■ WHAT NEEDS TO BE DONE:
Take every line from the first down to the line with "0, 1, -1, 0, 0]" and set it down exactly, without the pictures.

■ INFORMATION PROVIDED:
------------
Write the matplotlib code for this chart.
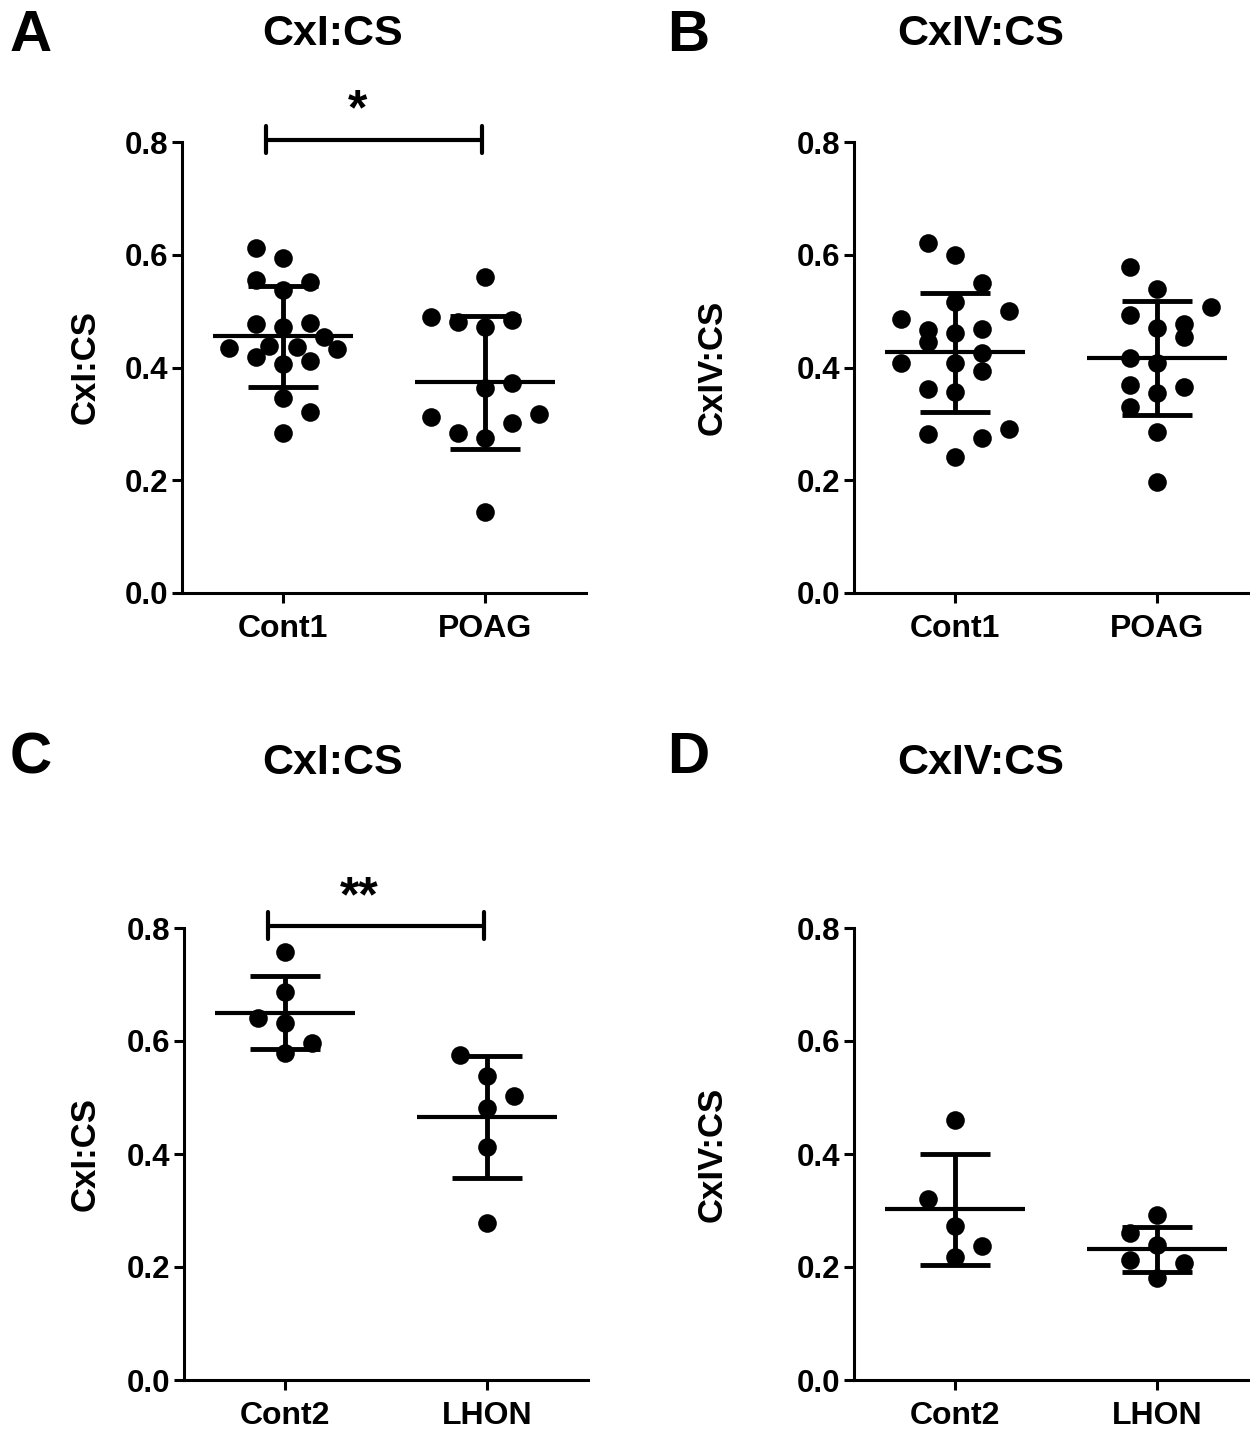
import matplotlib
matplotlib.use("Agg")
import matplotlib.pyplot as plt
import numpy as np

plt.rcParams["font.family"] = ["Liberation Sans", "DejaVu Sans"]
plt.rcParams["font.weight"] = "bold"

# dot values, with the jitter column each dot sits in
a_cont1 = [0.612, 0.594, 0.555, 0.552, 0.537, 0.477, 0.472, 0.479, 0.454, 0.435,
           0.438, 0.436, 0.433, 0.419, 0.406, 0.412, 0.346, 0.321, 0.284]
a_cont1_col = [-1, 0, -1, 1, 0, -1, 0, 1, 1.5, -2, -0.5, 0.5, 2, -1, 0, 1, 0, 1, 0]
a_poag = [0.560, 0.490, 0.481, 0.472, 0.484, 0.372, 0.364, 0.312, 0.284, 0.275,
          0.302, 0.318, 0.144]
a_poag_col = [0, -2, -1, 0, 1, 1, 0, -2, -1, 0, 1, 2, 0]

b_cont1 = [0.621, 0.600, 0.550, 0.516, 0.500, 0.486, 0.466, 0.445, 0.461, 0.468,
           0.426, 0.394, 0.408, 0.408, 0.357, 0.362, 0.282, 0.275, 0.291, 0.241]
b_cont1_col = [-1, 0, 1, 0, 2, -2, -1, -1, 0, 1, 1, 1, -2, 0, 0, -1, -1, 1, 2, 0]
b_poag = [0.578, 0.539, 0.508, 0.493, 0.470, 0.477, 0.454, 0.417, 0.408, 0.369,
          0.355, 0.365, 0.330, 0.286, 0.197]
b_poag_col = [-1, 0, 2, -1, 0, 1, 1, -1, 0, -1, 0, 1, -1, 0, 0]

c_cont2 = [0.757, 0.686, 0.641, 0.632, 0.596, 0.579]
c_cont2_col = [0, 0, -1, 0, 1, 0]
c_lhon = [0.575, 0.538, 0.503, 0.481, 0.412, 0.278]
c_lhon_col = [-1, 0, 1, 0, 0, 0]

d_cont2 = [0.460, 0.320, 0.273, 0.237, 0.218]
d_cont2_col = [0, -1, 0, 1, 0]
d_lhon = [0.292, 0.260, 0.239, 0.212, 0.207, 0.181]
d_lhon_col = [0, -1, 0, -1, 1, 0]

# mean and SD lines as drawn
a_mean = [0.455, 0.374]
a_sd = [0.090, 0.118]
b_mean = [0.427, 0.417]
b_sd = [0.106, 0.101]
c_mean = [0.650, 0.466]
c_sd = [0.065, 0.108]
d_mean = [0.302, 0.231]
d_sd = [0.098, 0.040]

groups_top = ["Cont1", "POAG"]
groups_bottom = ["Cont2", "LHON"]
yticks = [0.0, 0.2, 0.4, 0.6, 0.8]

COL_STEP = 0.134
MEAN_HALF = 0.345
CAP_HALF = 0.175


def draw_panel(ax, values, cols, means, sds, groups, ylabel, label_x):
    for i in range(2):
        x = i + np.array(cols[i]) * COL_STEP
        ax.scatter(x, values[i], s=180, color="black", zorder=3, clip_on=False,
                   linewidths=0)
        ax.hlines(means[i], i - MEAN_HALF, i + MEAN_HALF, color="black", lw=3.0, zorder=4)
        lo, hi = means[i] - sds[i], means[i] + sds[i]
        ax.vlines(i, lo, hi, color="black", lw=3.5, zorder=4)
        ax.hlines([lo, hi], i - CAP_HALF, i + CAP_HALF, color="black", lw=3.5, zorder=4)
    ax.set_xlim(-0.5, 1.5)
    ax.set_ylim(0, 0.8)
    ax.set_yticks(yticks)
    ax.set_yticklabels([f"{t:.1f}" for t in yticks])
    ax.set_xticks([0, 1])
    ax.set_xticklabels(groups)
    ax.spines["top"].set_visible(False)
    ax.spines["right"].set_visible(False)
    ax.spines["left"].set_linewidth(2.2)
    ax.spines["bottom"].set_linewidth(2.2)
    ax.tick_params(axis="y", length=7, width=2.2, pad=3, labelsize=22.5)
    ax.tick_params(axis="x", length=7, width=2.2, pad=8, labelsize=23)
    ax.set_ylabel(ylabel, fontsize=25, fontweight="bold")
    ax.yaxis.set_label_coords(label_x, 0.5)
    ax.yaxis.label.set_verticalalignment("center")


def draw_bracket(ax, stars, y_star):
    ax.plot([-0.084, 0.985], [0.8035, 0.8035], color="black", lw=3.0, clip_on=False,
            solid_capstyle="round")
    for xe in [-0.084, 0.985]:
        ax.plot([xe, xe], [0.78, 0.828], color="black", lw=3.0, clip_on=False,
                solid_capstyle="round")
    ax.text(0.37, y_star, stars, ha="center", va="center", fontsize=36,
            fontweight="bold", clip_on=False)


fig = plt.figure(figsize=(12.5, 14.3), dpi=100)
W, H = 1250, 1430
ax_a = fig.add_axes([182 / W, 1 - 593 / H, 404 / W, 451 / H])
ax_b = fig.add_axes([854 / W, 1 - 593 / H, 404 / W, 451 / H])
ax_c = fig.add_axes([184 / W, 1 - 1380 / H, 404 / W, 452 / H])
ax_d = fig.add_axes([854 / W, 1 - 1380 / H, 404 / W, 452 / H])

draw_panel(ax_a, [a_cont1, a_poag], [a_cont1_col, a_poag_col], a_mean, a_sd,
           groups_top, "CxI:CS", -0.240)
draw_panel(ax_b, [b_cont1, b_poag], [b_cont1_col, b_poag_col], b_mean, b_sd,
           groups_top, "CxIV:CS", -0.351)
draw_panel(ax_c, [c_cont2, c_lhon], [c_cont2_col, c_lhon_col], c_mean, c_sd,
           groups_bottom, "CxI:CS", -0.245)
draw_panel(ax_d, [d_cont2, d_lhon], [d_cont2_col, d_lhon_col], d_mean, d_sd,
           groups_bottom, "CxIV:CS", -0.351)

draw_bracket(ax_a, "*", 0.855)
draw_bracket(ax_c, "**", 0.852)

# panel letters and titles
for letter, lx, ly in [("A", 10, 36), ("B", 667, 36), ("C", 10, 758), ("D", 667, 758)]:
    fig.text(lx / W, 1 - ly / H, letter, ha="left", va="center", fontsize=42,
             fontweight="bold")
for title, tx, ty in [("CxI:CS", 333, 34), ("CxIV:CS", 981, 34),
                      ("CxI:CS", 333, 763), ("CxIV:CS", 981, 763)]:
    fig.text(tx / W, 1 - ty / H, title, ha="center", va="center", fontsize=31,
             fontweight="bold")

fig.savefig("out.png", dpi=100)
------------
■ RESULT:
Write the matplotlib code for this chart.
import matplotlib
matplotlib.use("Agg")
import matplotlib.pyplot as plt
import numpy as np

plt.rcParams["font.family"] = ["Liberation Sans", "DejaVu Sans"]
plt.rcParams["font.weight"] = "bold"

# dot values, with the jitter column each dot sits in
a_cont1 = [0.612, 0.594, 0.555, 0.552, 0.537, 0.477, 0.472, 0.479, 0.454, 0.435,
           0.438, 0.436, 0.433, 0.419, 0.406, 0.412, 0.346, 0.321, 0.284]
a_cont1_col = [-1, 0, -1, 1, 0, -1, 0, 1, 1.5, -2, -0.5, 0.5, 2, -1, 0, 1, 0, 1, 0]
a_poag = [0.560, 0.490, 0.481, 0.472, 0.484, 0.372, 0.364, 0.312, 0.284, 0.275,
          0.302, 0.318, 0.144]
a_poag_col = [0, -2, -1, 0, 1, 1, 0, -2, -1, 0, 1, 2, 0]

b_cont1 = [0.621, 0.600, 0.550, 0.516, 0.500, 0.486, 0.466, 0.445, 0.461, 0.468,
           0.426, 0.394, 0.408, 0.408, 0.357, 0.362, 0.282, 0.275, 0.291, 0.241]
b_cont1_col = [-1, 0, 1, 0, 2, -2, -1, -1, 0, 1, 1, 1, -2, 0, 0, -1, -1, 1, 2, 0]
b_poag = [0.578, 0.539, 0.508, 0.493, 0.470, 0.477, 0.454, 0.417, 0.408, 0.369,
          0.355, 0.365, 0.330, 0.286, 0.197]
b_poag_col = [-1, 0, 2, -1, 0, 1, 1, -1, 0, -1, 0, 1, -1, 0, 0]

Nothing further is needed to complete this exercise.